▸ **GIVEN INSTRUCTION**: The lines from the top of the material through the line with "fig = go.Figure()" are to be set down exactly. Leave the pictures out.
_ _ _ _ _ _ _
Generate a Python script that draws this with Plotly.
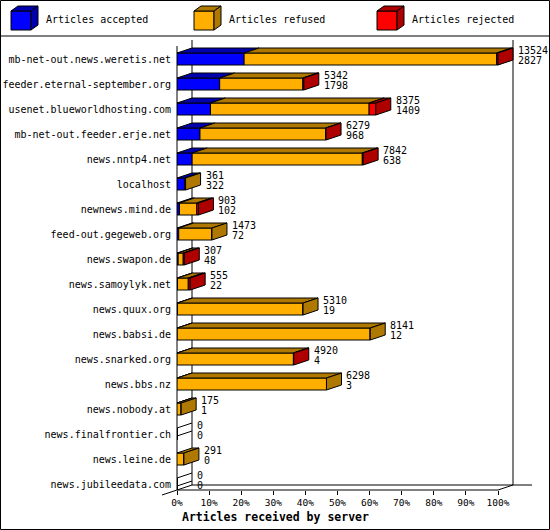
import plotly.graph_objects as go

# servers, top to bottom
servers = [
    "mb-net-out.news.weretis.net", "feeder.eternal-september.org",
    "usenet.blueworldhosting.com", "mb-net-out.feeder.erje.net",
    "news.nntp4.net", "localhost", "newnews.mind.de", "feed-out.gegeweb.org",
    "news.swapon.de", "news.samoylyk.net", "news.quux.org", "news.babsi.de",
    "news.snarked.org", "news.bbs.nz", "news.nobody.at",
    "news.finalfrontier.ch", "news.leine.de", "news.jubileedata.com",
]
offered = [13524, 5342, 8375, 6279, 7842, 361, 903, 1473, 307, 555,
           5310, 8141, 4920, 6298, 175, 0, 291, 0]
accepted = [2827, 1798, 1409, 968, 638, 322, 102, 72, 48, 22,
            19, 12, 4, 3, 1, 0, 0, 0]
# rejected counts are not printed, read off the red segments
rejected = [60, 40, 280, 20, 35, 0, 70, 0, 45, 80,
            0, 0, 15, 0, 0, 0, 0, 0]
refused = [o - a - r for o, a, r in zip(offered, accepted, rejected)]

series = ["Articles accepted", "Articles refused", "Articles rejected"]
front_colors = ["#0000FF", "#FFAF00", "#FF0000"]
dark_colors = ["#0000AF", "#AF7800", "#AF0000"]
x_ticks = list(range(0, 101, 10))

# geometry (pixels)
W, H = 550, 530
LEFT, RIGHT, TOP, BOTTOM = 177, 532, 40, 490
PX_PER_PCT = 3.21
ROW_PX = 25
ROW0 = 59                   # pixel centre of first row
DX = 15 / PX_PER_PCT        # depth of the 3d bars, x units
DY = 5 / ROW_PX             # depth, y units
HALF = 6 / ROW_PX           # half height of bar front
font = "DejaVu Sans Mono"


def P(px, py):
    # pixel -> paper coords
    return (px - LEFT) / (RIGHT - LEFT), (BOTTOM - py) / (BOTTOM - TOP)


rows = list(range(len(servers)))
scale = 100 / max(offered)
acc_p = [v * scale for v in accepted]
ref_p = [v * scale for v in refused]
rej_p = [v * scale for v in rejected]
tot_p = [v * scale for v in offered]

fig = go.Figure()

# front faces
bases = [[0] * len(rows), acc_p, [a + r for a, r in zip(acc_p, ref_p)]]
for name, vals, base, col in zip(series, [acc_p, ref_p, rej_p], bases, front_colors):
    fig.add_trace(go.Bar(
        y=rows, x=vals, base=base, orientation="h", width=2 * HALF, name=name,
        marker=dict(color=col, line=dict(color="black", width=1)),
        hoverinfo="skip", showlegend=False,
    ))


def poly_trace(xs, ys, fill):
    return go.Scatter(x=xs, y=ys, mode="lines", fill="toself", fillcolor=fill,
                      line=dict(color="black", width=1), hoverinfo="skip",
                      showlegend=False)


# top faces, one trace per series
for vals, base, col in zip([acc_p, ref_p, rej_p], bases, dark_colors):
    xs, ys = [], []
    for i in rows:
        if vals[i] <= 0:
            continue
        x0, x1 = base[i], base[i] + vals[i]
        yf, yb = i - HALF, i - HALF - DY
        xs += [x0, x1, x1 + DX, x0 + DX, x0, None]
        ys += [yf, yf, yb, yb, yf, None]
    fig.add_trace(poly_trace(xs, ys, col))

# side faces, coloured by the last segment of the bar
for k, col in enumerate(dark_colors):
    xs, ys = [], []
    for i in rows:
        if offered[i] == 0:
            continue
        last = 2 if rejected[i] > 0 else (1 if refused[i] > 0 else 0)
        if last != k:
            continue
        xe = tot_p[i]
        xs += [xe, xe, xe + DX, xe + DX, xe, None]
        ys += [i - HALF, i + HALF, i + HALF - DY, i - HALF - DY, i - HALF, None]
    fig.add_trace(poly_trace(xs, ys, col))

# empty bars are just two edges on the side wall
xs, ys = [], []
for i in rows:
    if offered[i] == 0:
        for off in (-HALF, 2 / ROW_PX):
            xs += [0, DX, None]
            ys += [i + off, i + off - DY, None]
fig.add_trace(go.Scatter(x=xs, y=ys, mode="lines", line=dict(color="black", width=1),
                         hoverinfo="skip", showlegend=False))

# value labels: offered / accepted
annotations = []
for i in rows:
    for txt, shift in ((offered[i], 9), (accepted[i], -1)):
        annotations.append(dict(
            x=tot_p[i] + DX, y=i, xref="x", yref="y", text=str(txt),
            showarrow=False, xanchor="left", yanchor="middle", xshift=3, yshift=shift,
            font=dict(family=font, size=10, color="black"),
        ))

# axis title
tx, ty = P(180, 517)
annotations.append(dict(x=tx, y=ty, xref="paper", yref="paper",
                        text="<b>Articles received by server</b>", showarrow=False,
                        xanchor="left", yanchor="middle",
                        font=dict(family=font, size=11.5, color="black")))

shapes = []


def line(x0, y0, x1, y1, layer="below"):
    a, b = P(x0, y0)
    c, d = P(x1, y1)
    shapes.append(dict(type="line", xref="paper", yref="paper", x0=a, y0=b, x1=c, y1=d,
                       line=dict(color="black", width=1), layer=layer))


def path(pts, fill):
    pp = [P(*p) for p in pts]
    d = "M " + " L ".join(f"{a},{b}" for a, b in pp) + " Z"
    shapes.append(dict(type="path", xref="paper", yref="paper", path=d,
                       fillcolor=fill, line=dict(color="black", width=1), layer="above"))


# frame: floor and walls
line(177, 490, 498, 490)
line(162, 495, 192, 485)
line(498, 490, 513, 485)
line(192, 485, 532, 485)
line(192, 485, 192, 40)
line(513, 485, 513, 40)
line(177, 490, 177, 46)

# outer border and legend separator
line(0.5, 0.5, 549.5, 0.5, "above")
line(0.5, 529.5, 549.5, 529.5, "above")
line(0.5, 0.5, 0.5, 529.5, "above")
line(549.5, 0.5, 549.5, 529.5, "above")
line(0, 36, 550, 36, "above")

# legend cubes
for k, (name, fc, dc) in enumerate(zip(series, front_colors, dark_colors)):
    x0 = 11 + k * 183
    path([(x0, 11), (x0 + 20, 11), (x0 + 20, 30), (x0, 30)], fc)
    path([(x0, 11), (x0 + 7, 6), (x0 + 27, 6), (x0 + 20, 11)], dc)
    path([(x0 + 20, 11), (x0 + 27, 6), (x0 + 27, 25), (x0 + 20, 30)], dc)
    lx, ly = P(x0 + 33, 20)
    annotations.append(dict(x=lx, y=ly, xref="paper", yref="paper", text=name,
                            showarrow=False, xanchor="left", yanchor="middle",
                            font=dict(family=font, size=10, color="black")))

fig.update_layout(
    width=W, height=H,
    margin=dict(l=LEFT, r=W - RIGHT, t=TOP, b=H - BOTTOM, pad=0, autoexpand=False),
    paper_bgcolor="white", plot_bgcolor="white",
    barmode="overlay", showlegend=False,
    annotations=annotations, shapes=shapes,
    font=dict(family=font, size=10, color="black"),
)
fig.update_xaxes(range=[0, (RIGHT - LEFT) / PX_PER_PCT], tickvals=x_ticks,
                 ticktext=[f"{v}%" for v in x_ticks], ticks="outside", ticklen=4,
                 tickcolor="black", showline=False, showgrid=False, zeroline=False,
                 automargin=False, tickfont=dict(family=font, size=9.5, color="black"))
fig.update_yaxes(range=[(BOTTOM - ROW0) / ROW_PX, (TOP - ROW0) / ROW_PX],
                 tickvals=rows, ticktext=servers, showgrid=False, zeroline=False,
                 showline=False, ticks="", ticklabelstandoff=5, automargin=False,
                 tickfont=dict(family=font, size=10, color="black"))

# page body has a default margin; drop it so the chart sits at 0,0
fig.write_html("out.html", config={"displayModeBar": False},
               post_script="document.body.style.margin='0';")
_ _ _ _ _ _ _
▸ **EXERCISE SOLUTION**:
Generate a Python script that draws this with Plotly.
import plotly.graph_objects as go

# servers, top to bottom
servers = [
    "mb-net-out.news.weretis.net", "feeder.eternal-september.org",
    "usenet.blueworldhosting.com", "mb-net-out.feeder.erje.net",
    "news.nntp4.net", "localhost", "newnews.mind.de", "feed-out.gegeweb.org",
    "news.swapon.de", "news.samoylyk.net", "news.quux.org", "news.babsi.de",
    "news.snarked.org", "news.bbs.nz", "news.nobody.at",
    "news.finalfrontier.ch", "news.leine.de", "news.jubileedata.com",
]
offered = [13524, 5342, 8375, 6279, 7842, 361, 903, 1473, 307, 555,
           5310, 8141, 4920, 6298, 175, 0, 291, 0]
accepted = [2827, 1798, 1409, 968, 638, 322, 102, 72, 48, 22,
            19, 12, 4, 3, 1, 0, 0, 0]
# rejected counts are not printed, read off the red segments
rejected = [60, 40, 280, 20, 35, 0, 70, 0, 45, 80,
            0, 0, 15, 0, 0, 0, 0, 0]
refused = [o - a - r for o, a, r in zip(offered, accepted, rejected)]

series = ["Articles accepted", "Articles refused", "Articles rejected"]
front_colors = ["#0000FF", "#FFAF00", "#FF0000"]
dark_colors = ["#0000AF", "#AF7800", "#AF0000"]
x_ticks = list(range(0, 101, 10))

# geometry (pixels)
W, H = 550, 530
LEFT, RIGHT, TOP, BOTTOM = 177, 532, 40, 490
PX_PER_PCT = 3.21
ROW_PX = 25
ROW0 = 59                   # pixel centre of first row
DX = 15 / PX_PER_PCT        # depth of the 3d bars, x units
DY = 5 / ROW_PX             # depth, y units
HALF = 6 / ROW_PX           # half height of bar front
font = "DejaVu Sans Mono"


def P(px, py):
    # pixel -> paper coords
    return (px - LEFT) / (RIGHT - LEFT), (BOTTOM - py) / (BOTTOM - TOP)


rows = list(range(len(servers)))
scale = 100 / max(offered)
acc_p = [v * scale for v in accepted]
ref_p = [v * scale for v in refused]
rej_p = [v * scale for v in rejected]
tot_p = [v * scale for v in offered]

fig = go.Figure()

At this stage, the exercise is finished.